PROVIDED ENTRIES:
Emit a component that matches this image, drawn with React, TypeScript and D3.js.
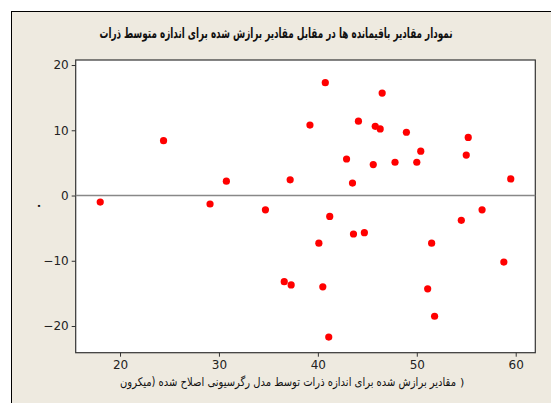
import React, { useEffect, useRef } from "react";
import * as d3 from "d3";

// fitted values (micron) and residuals
const fitted = [
  18.0, 24.4, 30.75, 37.2, 39.2, 29.1, 34.7, 40.1, 36.6, 37.3,
  40.75, 46.5, 44.1, 45.8, 46.3, 48.95, 55.2, 50.4, 55.0, 42.9,
  45.6, 47.8, 50.0, 59.5, 43.5, 41.2, 56.6, 54.5, 43.6, 44.7,
  51.5, 58.8, 40.5, 51.1, 51.8, 41.1,
];
const residuals = [
  -1.0, 8.4, 2.2, 2.4, 10.8, -1.3, -2.2, -7.3, -13.2, -13.7,
  17.3, 15.7, 11.4, 10.6, 10.2, 9.7, 8.9, 6.8, 6.2, 5.6,
  4.75, 5.1, 5.1, 2.55, 1.9, -3.2, -2.2, -3.8, -5.9, -5.7,
  -7.3, -10.2, -14.0, -14.3, -18.5, -21.7,
];
const xTicks = [20, 30, 40, 50, 60];
const yTicks = [-20, -10, 0, 10, 20];

const title = "نمودار مقادیر باقیمانده ها در مقابل مقادیر برازش شده برای اندازه متوسط ذرات";
// the closing bracket is drawn on its own, at the right end, as the source shows it
const xLabel = "مقادیر برازش شده برای اندازه ذرات توسط مدل رگرسیونی اصلاح شده (میکرون";
const yLabel = ".";

const App = () => {
  const svgRef = useRef(null);

  useEffect(() => {
    const width = 551;
    const height = 403;
    const left = 75.7, right = 535.3, top = 60, bottom = 352.7;
    const font = "Tahoma, 'DejaVu Sans', sans-serif";

    const x = d3.scaleLinear().domain([15.52, 61.98]).range([left, right]);
    const y = d3.scaleLinear().domain([-24.09, 20.77]).range([bottom, top]);

    const svg = d3.select(svgRef.current);
    svg.selectAll("*").remove();

    svg.append("rect").attr("width", width).attr("height", height).attr("fill", "#fff");
    // outer panel
    svg.append("rect")
      .attr("x", 11.5).attr("y", 11.5)
      .attr("width", width).attr("height", height)
      .attr("fill", "#eeeae0")
      .attr("stroke", "#000").attr("stroke-width", 1);

    svg.append("text")
      .attr("x", 276).attr("y", 38)
      .attr("text-anchor", "middle")
      .attr("font-family", font).attr("font-size", 14).attr("font-weight", "bold")
      .attr("textLength", 353).attr("lengthAdjust", "spacingAndGlyphs")
      .attr("fill", "#111")
      .text(title);

    // plot box
    svg.append("rect")
      .attr("x", left).attr("y", top)
      .attr("width", right - left).attr("height", bottom - top)
      .attr("fill", "#fff")
      .attr("stroke", "#333").attr("stroke-width", 1.2);

    const xAxis = d3.axisBottom(x).tickValues(xTicks).tickSize(4).tickPadding(4);
    const gx = svg.append("g").attr("transform", `translate(0,${bottom})`).call(xAxis);
    const yAxis = d3.axisLeft(y).tickValues(yTicks).tickSize(4).tickPadding(3);
    const gy = svg.append("g").attr("transform", `translate(${left},0)`).call(yAxis);
    [gx, gy].forEach(g => {
      g.select(".domain").remove();
      g.selectAll("line").attr("stroke", "#333");
      g.selectAll("text")
        .attr("font-family", font).attr("font-size", 12).attr("fill", "#222");
    });

    // zero reference line
    svg.append("line")
      .attr("x1", left).attr("x2", right)
      .attr("y1", y(0)).attr("y2", y(0))
      .attr("stroke", "#888").attr("stroke-width", 1.5);

    svg.append("g")
      .selectAll("circle")
      .data(fitted.map((f, i) => [f, residuals[i]]))
      .join("circle")
      .attr("cx", d => x(d[0]))
      .attr("cy", d => y(d[1]))
      .attr("r", 3.6)
      .attr("fill", "#ff0000");

    svg.append("text")
      .attr("x", 120).attr("y", 386)
      .attr("text-anchor", "start")
      .attr("font-family", font).attr("font-size", 12)
      .attr("textLength", 336).attr("lengthAdjust", "spacingAndGlyphs")
      .attr("fill", "#111")
      .text(xLabel);
    svg.append("text")
      .attr("x", 460).attr("y", 386)
      .attr("font-family", font).attr("font-size", 11)
      .attr("fill", "#111")
      .text(")");

    svg.append("text")
      .attr("transform", `translate(40,206) rotate(-90)`)
      .attr("text-anchor", "middle")
      .attr("font-family", font).attr("font-size", 11).attr("font-weight", "bold")
      .attr("fill", "#111")
      .text(yLabel);
  }, []);

  return (
    <svg
      ref={svgRef}
      width={551}
      height={403}
      style={{ position: "absolute", left: 0, top: 0, display: "block" }}
    />
  );
};

export default App;
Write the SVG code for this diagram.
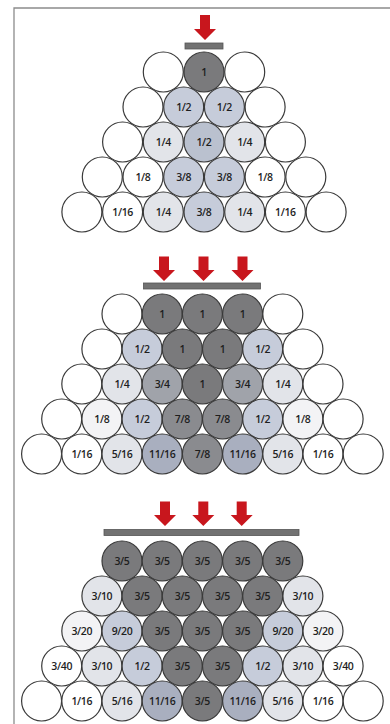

AIM OF THE TASK: Skip the pictures and quote each line of the entries above, from the first through the line with "import * as", exactly as it appears.

OUTPUT FOR THIS TASK:
Emit a component that matches this image, drawn with React, TypeScript and D3.js.
import React, { useEffect, useRef } from "react";
import * as d3 from "d3";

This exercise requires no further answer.